Lee, great job as always!  What's next, a Lionel Legacy Locomotive and rolling stock made into a garbage train heading to Upstate New York State from New York City with a landfill on your layout ? You could have a garbage transfer station to transfer the garbage from your truck to the train. All garbage aboard! You do some amazing things!
Originally Posted by Owen Thurdee:

Great looking scene. Here in the West I have not seen manually loaded trash pickup in at least 25 years. I was amazed when visiting MI, where I grew up, a few years back that the trash service is still done by guys riding on trucks who jump off and manually dump the trash into the truck out of regular trash cans instead of using trash bins that are picked up with hydraulic arms and dumped into the truck. Is there some sort of Union (pronounced "mob") thing preventing trash service from modernizing in the East and having 1 or 2 guys picking up trash 4x as fast as it takes 3-4 guys east of the Mississippi?

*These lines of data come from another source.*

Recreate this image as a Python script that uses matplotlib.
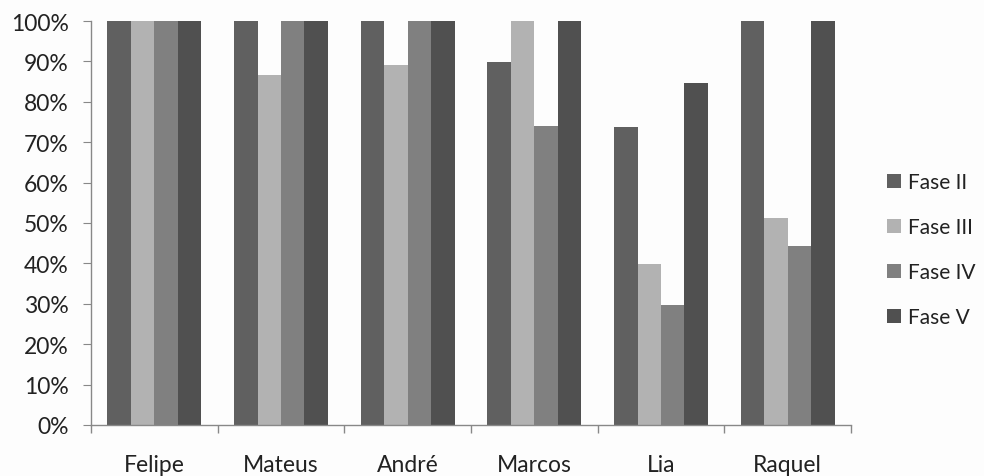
import matplotlib
matplotlib.use("Agg")
import matplotlib.pyplot as plt
import numpy as np
from matplotlib.ticker import FuncFormatter, FixedLocator

categories = ["Felipe", "Mateus", "André", "Marcos", "Lia", "Raquel"]
series_names = ["Fase II", "Fase III", "Fase IV", "Fase V"]
fase_ii = [100, 100, 100, 89.8, 73.7, 100]
fase_iii = [100, 86.6, 89.0, 100, 39.9, 51.2]
fase_iv = [100, 100, 100, 74.0, 29.8, 44.4]
fase_v = [100, 100, 100, 100, 84.6, 100]
colors = ["#606060", "#b2b2b2", "#808080", "#505050"]

plt.rcParams['font.family'] = ['Lato', 'DejaVu Sans']

fig = plt.figure(figsize=(9.84, 4.77), dpi=100)
fig.patch.set_facecolor("#fdfdfd")
ax = fig.add_axes([91/984, 1-426/477, (851-91)/984, (426-22)/477])
ax.set_facecolor("#fdfdfd")

x = np.arange(len(categories))
w = 0.185
data = [fase_ii, fase_iii, fase_iv, fase_v]
for i, (vals, name, c) in enumerate(zip(data, series_names, colors)):
    ax.bar(x + (i - 1.5) * w, vals, width=w, color=c, label=name, linewidth=0)

ax.set_xlim(-0.5, len(categories) - 0.5)
ax.set_ylim(0, 100)
ax.set_yticks(np.arange(0, 101, 10))
ax.yaxis.set_major_formatter(FuncFormatter(lambda v, p: f"{int(v)}%"))
ax.set_xticks(x)
ax.set_xticklabels(categories)
ax.xaxis.set_minor_locator(FixedLocator(np.arange(-0.5, len(categories), 1.0)))
ax.tick_params(axis='x', which='major', length=0, pad=21, labelsize=16.5, colors="#222222")
ax.tick_params(axis='x', which='minor', length=6, color="#888888", width=1)
ax.tick_params(axis='y', which='major', length=6, color="#888888", labelsize=16.5,
               labelcolor="#222222", pad=10)
for s in ["top", "right"]:
    ax.spines[s].set_visible(False)
for s in ["left", "bottom"]:
    ax.spines[s].set_color("#888888")
    ax.spines[s].set_linewidth(1)

leg = fig.legend(loc='center left', bbox_to_anchor=(887/984, 1-250.5/477), frameon=False,
                 fontsize=15, handlelength=0.65, handleheight=0.65, labelspacing=1.2,
                 handletextpad=0.36, borderpad=0, borderaxespad=0)
for t in leg.get_texts():
    t.set_color("#222222")

fig.savefig("out.png", dpi=100, facecolor=fig.get_facecolor())
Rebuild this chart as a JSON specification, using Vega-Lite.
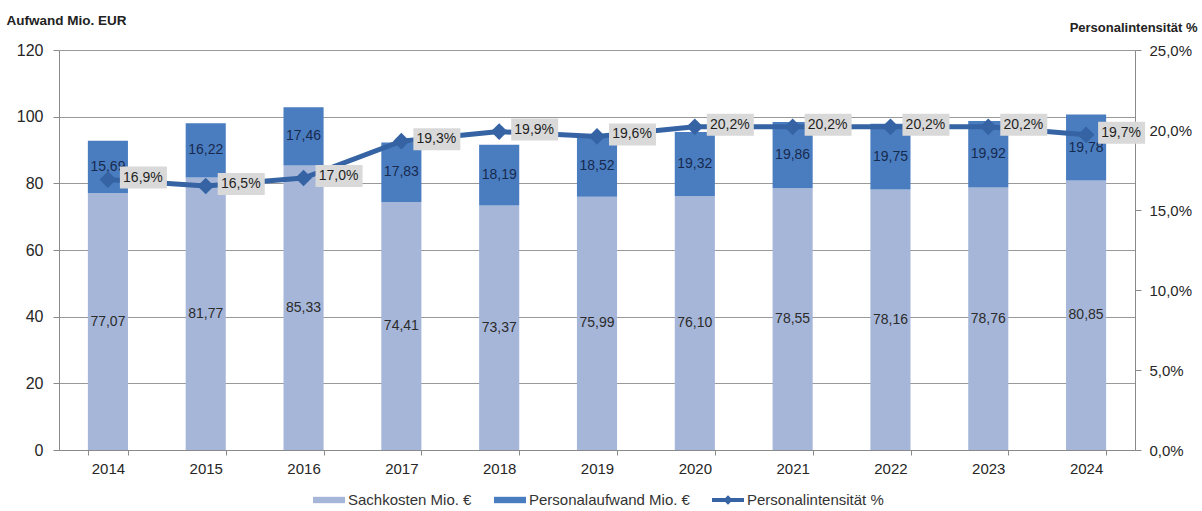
{
  "$schema": "https://vega.github.io/schema/vega-lite/v6.json",
  "width": 1076,
  "height": 400,
  "autosize": "none",
  "padding": {"left": 59, "top": 50, "right": 67, "bottom": 61},
  "background": "white",
  "config": {
    "view": {"stroke": null},
    "font": "Liberation Sans",
    "locale": {"number": {"decimal": ",", "thousands": ".", "grouping": [3], "currency": ["", " €"]}},
    "axis": {"labelFont": "Liberation Sans", "labelFontSize": 15, "labelColor": "#262626", "domainColor": "#8a8a8a", "tickColor": "#8a8a8a", "titleFont": "Liberation Sans"}
  },
  "datasets": {
    "bars": [
      {"year": "2014", "series": "Sachkosten Mio. €", "value": 77.07},
      {"year": "2014", "series": "Personalaufwand Mio. €", "value": 15.69},
      {"year": "2015", "series": "Sachkosten Mio. €", "value": 81.77},
      {"year": "2015", "series": "Personalaufwand Mio. €", "value": 16.22},
      {"year": "2016", "series": "Sachkosten Mio. €", "value": 85.33},
      {"year": "2016", "series": "Personalaufwand Mio. €", "value": 17.46},
      {"year": "2017", "series": "Sachkosten Mio. €", "value": 74.41},
      {"year": "2017", "series": "Personalaufwand Mio. €", "value": 17.83},
      {"year": "2018", "series": "Sachkosten Mio. €", "value": 73.37},
      {"year": "2018", "series": "Personalaufwand Mio. €", "value": 18.19},
      {"year": "2019", "series": "Sachkosten Mio. €", "value": 75.99},
      {"year": "2019", "series": "Personalaufwand Mio. €", "value": 18.52},
      {"year": "2020", "series": "Sachkosten Mio. €", "value": 76.10},
      {"year": "2020", "series": "Personalaufwand Mio. €", "value": 19.32},
      {"year": "2021", "series": "Sachkosten Mio. €", "value": 78.55},
      {"year": "2021", "series": "Personalaufwand Mio. €", "value": 19.86},
      {"year": "2022", "series": "Sachkosten Mio. €", "value": 78.16},
      {"year": "2022", "series": "Personalaufwand Mio. €", "value": 19.75},
      {"year": "2023", "series": "Sachkosten Mio. €", "value": 78.76},
      {"year": "2023", "series": "Personalaufwand Mio. €", "value": 19.92},
      {"year": "2024", "series": "Sachkosten Mio. €", "value": 80.85},
      {"year": "2024", "series": "Personalaufwand Mio. €", "value": 19.78}
    ],
    "pct": [
      {"year": "2014", "pct": 0.169},
      {"year": "2015", "pct": 0.165},
      {"year": "2016", "pct": 0.170},
      {"year": "2017", "pct": 0.193},
      {"year": "2018", "pct": 0.199},
      {"year": "2019", "pct": 0.196},
      {"year": "2020", "pct": 0.202},
      {"year": "2021", "pct": 0.202},
      {"year": "2022", "pct": 0.202},
      {"year": "2023", "pct": 0.202},
      {"year": "2024", "pct": 0.197}
    ]
  },
  "encoding": {
    "x": {
      "field": "year", "type": "nominal", "title": null,
      "scale": {"paddingInner": 0.59, "paddingOuter": 0.295},
      "axis": {"labelAngle": 0, "tickBand": "extent", "tickSize": 5, "labelPadding": 6, "grid": false}
    }
  },
  "layer": [
    {
      "data": {"name": "bars"},
      "encoding": {
        "y": {
          "field": "value", "type": "quantitative", "stack": "zero",
          "scale": {"domain": [0, 120]},
          "axis": {
            "values": [0, 20, 40, 60, 80, 100, 120], "grid": true, "gridColor": "#999999",
            "tickSize": 6, "labelPadding": 10, "labelFontSize": 16,
            "title": "Aufwand Mio. EUR", "titleAngle": 0, "titleAlign": "left", "titleBaseline": "middle",
            "titleX": -53, "titleY": -30, "titleFontSize": 13.5, "titleFontWeight": "bold", "titleColor": "#222222"
          }
        },
        "order": {"field": "series", "sort": "descending"}
      },
      "layer": [
        {
          "mark": {"type": "bar"},
          "encoding": {
            "color": {
              "field": "series", "type": "nominal",
              "scale": {"domain": ["Sachkosten Mio. €", "Personalaufwand Mio. €", "Personalintensität %"], "range": ["#A6B6D9", "#4A7DC0", "#3563A3"]},
              "legend": {
                "orient": "none", "direction": "horizontal", "legendX": 254, "legendY": 434,
                "title": null, "labelFontSize": 15, "labelColor": "#333333", "labelFont": "Liberation Sans",
                "labelLimit": 400,
                "symbolSize": 1024, "symbolStrokeWidth": 0, "labelOffset": 3, "columnPadding": 22,
                "encode": {
                  "symbols": {"update": {
                    "shape": {"signal": "datum.value === 'Personalintensität %' ? 'M-1,-0.13L1,-0.13L1,0.13L-1,0.13Z M0,-0.3L0.3,0L0,0.3L-0.3,0Z' : 'M-1,-0.2L1,-0.2L1,0.2L-1,0.2Z'"},
                    "strokeWidth": {"value": 0}
                  }}
                }
              }
            }
          }
        },
        {
          "mark": {"type": "text", "fontSize": 14, "baseline": "middle", "align": "center"},
          "encoding": {
            "y": {"field": "value", "type": "quantitative", "stack": "zero", "bandPosition": 0.5},
            "text": {"field": "value", "type": "quantitative", "format": ".2f"},
            "color": {"condition": {"test": "datum.series === 'Sachkosten Mio. €'", "value": "#2b2b2b"}, "value": "#172a4f"}
          }
        }
      ]
    },
    {
      "data": {"name": "pct"},
      "encoding": {
        "y": {
          "field": "pct", "type": "quantitative",
          "scale": {"domain": [0, 0.25]},
          "axis": {
            "orient": "right", "values": [0, 0.05, 0.1, 0.15, 0.2, 0.25], "format": ".1%", "grid": false,
            "tickSize": 6, "labelPadding": 8,
            "title": "Personalintensität %", "titleAngle": 0, "titleAlign": "right", "titleBaseline": "middle",
            "titleX": 62, "titleY": -23, "titleFontSize": 13, "titleFontWeight": "bold", "titleColor": "#222222"
          }
        }
      },
      "layer": [
        {"mark": {"type": "line", "color": "#3563A3", "strokeWidth": 5}},
        {"mark": {"type": "point", "shape": "diamond", "filled": true, "size": 280, "color": "#3563A3", "opacity": 1}},
        {"mark": {"type": "point", "shape": "M0.24,-0.26L1.18,-0.26L1.18,0.18L0.24,0.18Z", "filled": true, "size": 10000, "color": "#D9D9D9", "opacity": 1, "strokeWidth": 0}},
        {
          "mark": {"type": "text", "fontSize": 14, "dx": 35, "dy": -2, "align": "center", "baseline": "middle", "color": "#1f1f1f"},
          "encoding": {"text": {"field": "pct", "type": "quantitative", "format": ".1%"}}
        }
      ]
    }
  ],
  "resolve": {"scale": {"y": "independent"}}
}
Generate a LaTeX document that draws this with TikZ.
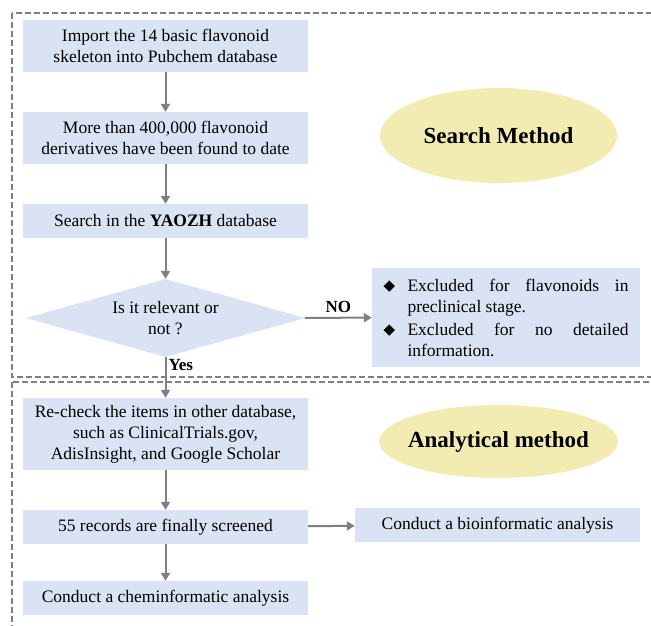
\documentclass[tikz,border=0pt]{standalone}
\usepackage{fontspec}
\setmainfont{Liberation Serif}
\newfontfamily\symfont{DejaVu Sans}
\usetikzlibrary{shapes.geometric,arrows.meta}
\definecolor{boxblue}{HTML}{DAE3F3}
\definecolor{tagyellow}{HTML}{F2ECB2}
\definecolor{linegray}{HTML}{7F7F7F}
\newcommand{\exitem}[1]{\hangindent=24pt\hangafter=1\noindent\makebox[24pt][l]{\symfont\fontsize{15}{20}\selectfont\raisebox{1pt}{◆}}#1\par}
\tikzset{
  box/.style={fill=boxblue, minimum width=285pt, align=center, inner sep=0pt,
    font=\fontsize{17.5}{21}\selectfont},
  decision/.style={diamond, fill=boxblue, minimum width=280pt, minimum height=78pt,
    aspect=3.6, inner sep=0pt, align=center, font=\fontsize{17.5}{21}\selectfont},
  tag/.style={ellipse, fill=tagyellow, inner xsep=-15pt, inner ysep=0pt,
    font=\fontsize{23}{27}\selectfont\bfseries},
  flow/.style={draw=linegray, line width=2pt, -{Triangle[width=9pt,length=8pt]}},
  frame/.style={draw=linegray, line width=1.8pt, dash pattern=on 6pt off 3pt}
}
\begin{document}
\begin{tikzpicture}[x=1pt,y=-1pt]
  \useasboundingbox (0,0) rectangle (651,625);
  \draw[frame] (12,13) rectangle (670,377);
  \draw[frame] (12,382) rectangle (670,650);

  \node[box, minimum height=52pt] (import) at (165.5,46) {Import the 14 basic flavonoid\\skeleton into Pubchem database};
  \node[box, minimum height=52pt] (found) at (165.5,138) {More than 400,000 flavonoid\\derivatives have been found to date};
  \node[box, minimum height=34pt] (yaozh) at (165.5,221) {Search in the \textbf{YAOZH} database};
  \node[decision] (relevant) at (165.5,318) {Is it relevant or\\not ?};
  \node[box, minimum height=72pt] (recheck) at (165.5,434) {Re-check the items in other database,\\such as ClinicalTrials.gov,\\AdisInsight, and Google Scholar};
  \node[box, minimum height=34pt] (records) at (165.5,527) {55 records are finally screened};
  \node[box, minimum height=34pt] (chem) at (165.5,598) {Conduct a cheminformatic analysis};
  \node[box, minimum height=34pt] (bio) at (497.5,525) {Conduct a bioinformatic analysis};
  \node[fill=boxblue, minimum width=268pt, minimum height=99pt, inner sep=0pt] (excluded) at (506,317.5) {%
    \parbox{245pt}{\fontsize{17.5}{21}\selectfont\setlength{\parskip}{2pt}%
      \exitem{Excluded for flavonoids in\linebreak preclinical stage.}%
      \exitem{Excluded for no detailed\linebreak information.}}};

  \node[tag, minimum width=237pt, minimum height=95pt] (search) at (498.5,135.5) {Search Method};
  \node[tag, minimum width=239pt, minimum height=73pt] (analytical) at (498.5,441.5) {Analytical method};

  \draw[flow] (import) -- (found);
  \draw[flow] (found) -- (yaozh);
  \draw[flow] (yaozh) -- (relevant);
  \draw[flow] (relevant) -- node[pos=0.2, right, inner sep=2pt, font=\fontsize{17}{18}\selectfont\bfseries] {Yes} (recheck);
  \draw[flow] (relevant) -- node[above, inner sep=4pt, font=\fontsize{17}{18}\selectfont\bfseries] {NO} (excluded);
  \draw[flow] (recheck) -- (records);
  \draw[flow] (records) -- (chem);
  \draw[flow] (records) -- (bio);
\end{tikzpicture}
\end{document}
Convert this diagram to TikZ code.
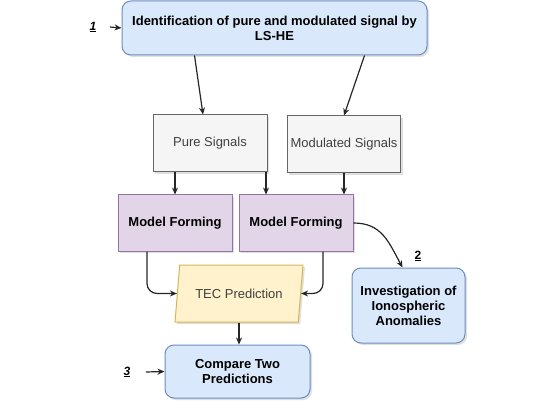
\documentclass[tikz,border=0pt]{standalone}
\usepackage{fontspec}
\setmainfont{Liberation Sans}
\usepackage{tikz}
\usetikzlibrary{arrows.meta,shapes.geometric,shadows}

\definecolor{bluefill}{HTML}{DAE8FC}
\definecolor{blueline}{HTML}{6C8EBF}
\definecolor{greyfill}{HTML}{F5F5F5}
\definecolor{greyline}{HTML}{666666}
\definecolor{purplefill}{HTML}{E1D5E7}
\definecolor{purpleline}{HTML}{9673A6}
\definecolor{yellowfill}{HTML}{FFF2CC}
\definecolor{yellowline}{HTML}{D6B656}

\tikzset{
	shade/.style={drop shadow={opacity=.25, shadow xshift=2pt, shadow yshift=-2pt}},
	stepblue/.style={shade, draw=blueline, fill=bluefill, rounded corners=9pt, line width=1pt,
		align=center, font=\fontsize{13}{15}\selectfont\bfseries},
	stepgrey/.style={shade, draw=greyline, fill=greyfill, line width=1pt,
		align=center, font=\fontsize{13}{15}\selectfont, text=black!75},
	steppurple/.style={shade, draw=purpleline, fill=purplefill, line width=1pt,
		align=center, font=\fontsize{13}{15}\selectfont\bfseries},
	arr/.style={-{Stealth[length=7pt,width=6pt]}, line width=1.2pt, black!85},
	tag/.style={font=\fontsize{12}{14}\selectfont\bfseries}
}

\begin{document}
\begin{tikzpicture}[x=1pt, y=-1pt]
	\useasboundingbox (0,0) rectangle (550,412);
	% boxes
	\node[stepblue, minimum width=305, minimum height=54] (ident) at (274.5,28)
		{Identification of pure and modulated signal by\\LS-HE};
	\node[stepgrey, minimum width=114, minimum height=57] (pure) at (210,143.5) {Pure Signals};
	\node[stepgrey, minimum width=112, minimum height=57] (modu) at (344,144.5) {Modulated Signals};
	\node[steppurple, minimum width=114, minimum height=56] (mfl) at (175,223) {Model Forming};
	\node[steppurple, minimum width=114, minimum height=56] (mfr) at (296,223) {Model Forming};
	\node[stepblue, minimum width=113, minimum height=75] (inv) at (408.5,305.5)
		{Investigation of\\Ionospheric\\Anomalies};
	\node[shade, trapezium, trapezium left angle=77, trapezium right angle=103,
		trapezium stretches=true, minimum width=128, minimum height=57,
		draw=yellowline, fill=yellowfill, line width=1pt,
		font=\fontsize{13}{15}\selectfont, text=black!75] (tec) at (239,293.5) {TEC Prediction};
	\node[stepblue, minimum width=145, minimum height=53] (cmp) at (237.5,371.5)
		{Compare Two\\Predictions};
	% step numbers
	\node[tag] (n1) at (93,27) {\textit{\underline{1}}};
	\node[tag] (n2) at (418,256) {\underline{2}};
	\node[tag] (n3) at (127,372) {\textit{\underline{3}}};
	\draw[arr] ([xshift=10]n1.east) -- (ident.west);
	\draw[arr] ([xshift=12]n3.east) -- (cmp.west);
	% connectors
	\draw[arr] ([xshift=-80]ident.south) -- ([xshift=-7]pure.north);
	\draw[arr] ([xshift=90]ident.south) -- (modu.north);
	\draw[arr] (pure.south -| mfl.north) -- (mfl.north);
	\draw[arr] ([xshift=56]pure.south) -- ([xshift=56]pure.south |- mfr.north);
	\draw[arr] (modu.south) -- (modu.south |- mfr.north);
	\draw[arr, rounded corners=10pt] ([xshift=-28]mfl.south) |- (tec.west);
	\draw[arr, rounded corners=10pt] ([xshift=27]mfr.south) |- (tec.east);
	\draw[arr] (mfr.east) .. controls +(28,0) and +(-14,-26) .. ([xshift=-6]inv.north);
	\draw[arr] (tec.south) -- (tec.south |- cmp.north);
\end{tikzpicture}
\end{document}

Here in NYC the garbage guys wear both kelly green and day glow green with Scotchbright stripes. I think part of the reason we still have manual loading trucks is that the automated trash bin size is ridiculously huge. Buildings in the city here just don' t have the room to store these bins. Many buildings are old and this is the way it has always been done. There are both city sanitation and private trash carting for big newer private buildings. Trash and separated recycling that makes it to the street is all in bags and picked up twice a week.

 

Many East coast suburbs often have the big automated bin loaders but those areas have more space to store these huge bins as well as less frequent pickups in part because the trash can be stored in the bin.

 

A large portion of the trash is taken out of New York city by barge and alot is taken by train. The subway has it's own trash trains that go out every night, late nights when the subways switch to local service. It is a blessing and curse to see the trash trains because while they are older and unusual cars to look at, it means you will be that much later getting home.

Last edited by Silver Lake

Thanks for the info SL, but it does not seem to add up to me. I am well aware that east coast cities are congested, a lot of which is due to the road passage standards of long ago. However, there are lots of cities on the Western side of the US that have been around as long as many of the Eastern cities, yet they all (AFAIK) use containerized/automated trash pickup, even at the individual level.

Owen -

 

My guess is that, in addition to what SL said, there are too many obstacles. Most of the roads are one-way (at least where I am, in Brooklyn), and there are cars parked nose to tail (well, a foot or two between them) on both sides of the street, with few curb cuts for driveways. There are also trees. Sidewalk space is narrow between the front of property and the street.

 

David

David: Your congestion explanation does not explain why a lot (most?) of the Eastern US still has manual trash can pick up and most of the Western US has automated bin trash pickup regardless of whether it is an Urban, Suburban, or Rural location. I do not know why this is so, it is just something I happened to notice. My Union/mob comment was more or less a joke, but in my opinion is a distinct possibility as to why this is the case.

Nice job Lee. Growing up in the Bronx and living on Long Island now, manual trash pickup and someone riding on the back is a common site. The truck looks fantastic. I've never seen a garbage truck with an outside rider move so fast though. The "hanger on" is usually there when the truck is picking up in the neighborhood and moving at close to walking speed. When the truck moves from location to location, everyone piles inside and the truck moves faster.